Rick then walked her out of the room they were in, Sauger said, and down the stairs to another room on the eighth floor. She speculated they may have made this move because of complaints by other guests at the hotel about the noise Rick and Tanya were making by beating her. Later, Sauger said, Tanya gave her cab fare home. Assuming Sauger’s testimony was correct, Rick, in true Super Freak style—in which there are no limits on outrageous behavior—had added immensely to his problems by repeating a crime with which he’d already been charged while out on bail awaiting trial on the first charge.

Although Sauger said her left eye was swollen closed and her right eye was nearly so after the alleged beating, Rick said she stayed with him and Tanya for two days after the fight, smoking their crack. When she finally went for treatment at a hospital, doctors notified police. Sauger consulted an attorney, and charges were filed against Rick and Tanya. Prosecutors convinced the judge to allow them to consolidate the allegations from both Alley and Sauger and try Rick and Tanya for both sets of offenses simultaneously.

Just before Rick’s criminal trial began, Sauger filed a civil suit against Rick, Tanya, and the St. James’s Club and Hotel for assault, battery, false imprisonment, and intentional and negligent infliction of emotional distress. She eventually sought a total of $30 million from Rick in both lawsuits.

LeRoi Johnson believes the lawsuits by Alley and Sauger were motivated by greed and by Rick’s wealth. “Robbers rob banks because that’s where the money is,” he says. And, in fact, Sauger testified on the stand that she had wanted the criminal proceedings dropped because all she cared about was her civil litigation against Rick. Rick’s old pal, Deputy District Attorney Myron Jenkins, refused Sauger’s request because of the similar charges by Alley. He also insisted that Sauger testify.

When the police went to arrest Rick and Tanya on the new charges, they found them gone. Having panicked and fled, they were declared fugitives, but surrendered after a few days.

They were then charged with assault on Sauger with deadly weapons (Rick’s fists), causing great bodily injury, false imprisonment, and sale or transportation of cocaine. Rick was also charged with kidnapping. Facing maximum sentences of more than fourteen years on these new charges, they were returned to jail.
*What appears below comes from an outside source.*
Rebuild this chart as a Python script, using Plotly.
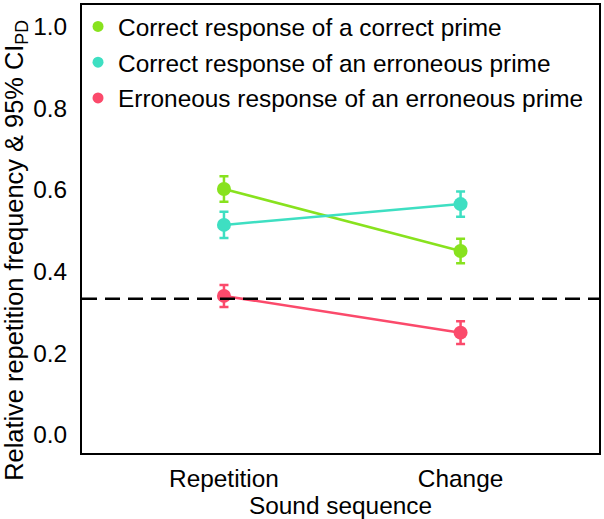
import plotly.graph_objects as go

categories = ["Repetition", "Change"]
x_pos = [1, 2]
series_names = [
    "Correct response of a correct prime",
    "Correct response of an erroneous prime",
    "Erroneous response of an erroneous prime",
]
series_values = [
    [0.602, 0.450],
    [0.514, 0.565],
    [0.340, 0.250],
]
series_err = [
    [0.031, 0.030],
    [0.032, 0.031],
    [0.027, 0.028],
]
colors = ["#88E21E", "#3EDFC2", "#FB4A6B"]
chance_level = 1 / 3
y_ticks = [0.0, 0.2, 0.4, 0.6, 0.8, 1.0]
y_title = "Relative repetition frequency & 95% CI<sub>PD</sub>"
x_title = "Sound sequence"

FONT = "Liberation Sans, Arial, Helvetica, sans-serif"
FS = 24.4

fig = go.Figure()

for name, vals, errs, col in zip(series_names, series_values, series_err, colors):
    fig.add_trace(go.Scatter(
        x=x_pos, y=vals, mode="lines+markers",
        line=dict(color=col, width=2.5),
        marker=dict(color=col, size=14),
        error_y=dict(type="data", array=errs, visible=True, color=col,
                     thickness=2.5, width=4.5),
        showlegend=False, hoverinfo="skip",
    ))

# chance line
fig.add_hline(y=chance_level, line=dict(color="black", width=2.5, dash="15px,8px"))

# legend-only entries
for i, (name, col) in enumerate(zip(series_names, colors)):
    fig.add_trace(go.Scatter(
        x=[None], y=[None], mode="markers", name=name,
        marker=dict(color=col, size=11), legendgroup=f"g{i}",
    ))

fig.add_annotation(
    text=y_title, textangle=-90, xref="paper", yref="paper",
    x=-0.129, y=0.452, xanchor="center", yanchor="middle", showarrow=False,
    font=dict(size=25.4, family=FONT, color="black"),
)

fig.update_layout(
    width=604, height=519,
    margin=dict(l=82, r=3, t=5, b=66),
    paper_bgcolor="white", plot_bgcolor="white",
    font=dict(family=FONT, size=FS, color="black"),
    legend=dict(x=-0.0077, y=1.002, xanchor="left", yanchor="top",
                bgcolor="rgba(0,0,0,0)", font=dict(size=FS, family=FONT),
                tracegroupgap=1, itemwidth=30),
    xaxis=dict(range=[0.40, 2.585], tickvals=x_pos, ticktext=categories,
               showgrid=False, zeroline=False, showline=True, mirror=True,
               linecolor="black", linewidth=2, ticks="outside", ticklen=3,
               tickcolor="rgba(0,0,0,0)", tickfont=dict(size=FS, family=FONT),
               title=dict(text=x_title, standoff=5,
                          font=dict(size=FS, family=FONT))),
    yaxis=dict(range=[-0.045, 1.053], tickvals=y_ticks,
               ticktext=[f"{v:.1f}" for v in y_ticks],
               showgrid=False, zeroline=False, showline=True, mirror=True,
               linecolor="black", linewidth=2, ticks="outside", ticklen=8,
               tickcolor="rgba(0,0,0,0)", tickfont=dict(size=FS, family=FONT)),
)

fig.write_html("out.html")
Anthony Brooklier, who had replaced Sheahen as Rick’s attorney, told an interviewer he had spoken with hotel security guards about Sauger’s accusation and that “many of the facts [were] disputed.”

Brooklier, who, the Los Angeles Times has noted, cultivated the appearance of a mob consigliere, was the son of Dominic Brooklier, a former Los Angeles Mafia boss. As a boy, one of Anthony Brooklier’s playmates was Aladena “Jimmy the Weasel” Fratianno, a Mafia hit man who killed at least five people. In 1986 Anthony Brooklier defended Robert “Fat Bobby” Paduano, whom the California state attorney general described as a Mafia associate, and succeeded in winning Paduano’s acquittal on stock-swindling charges. (Brooklier died of an apparent suicide in 2016.)

Before the trial began, however, Tanya decided to call it quits.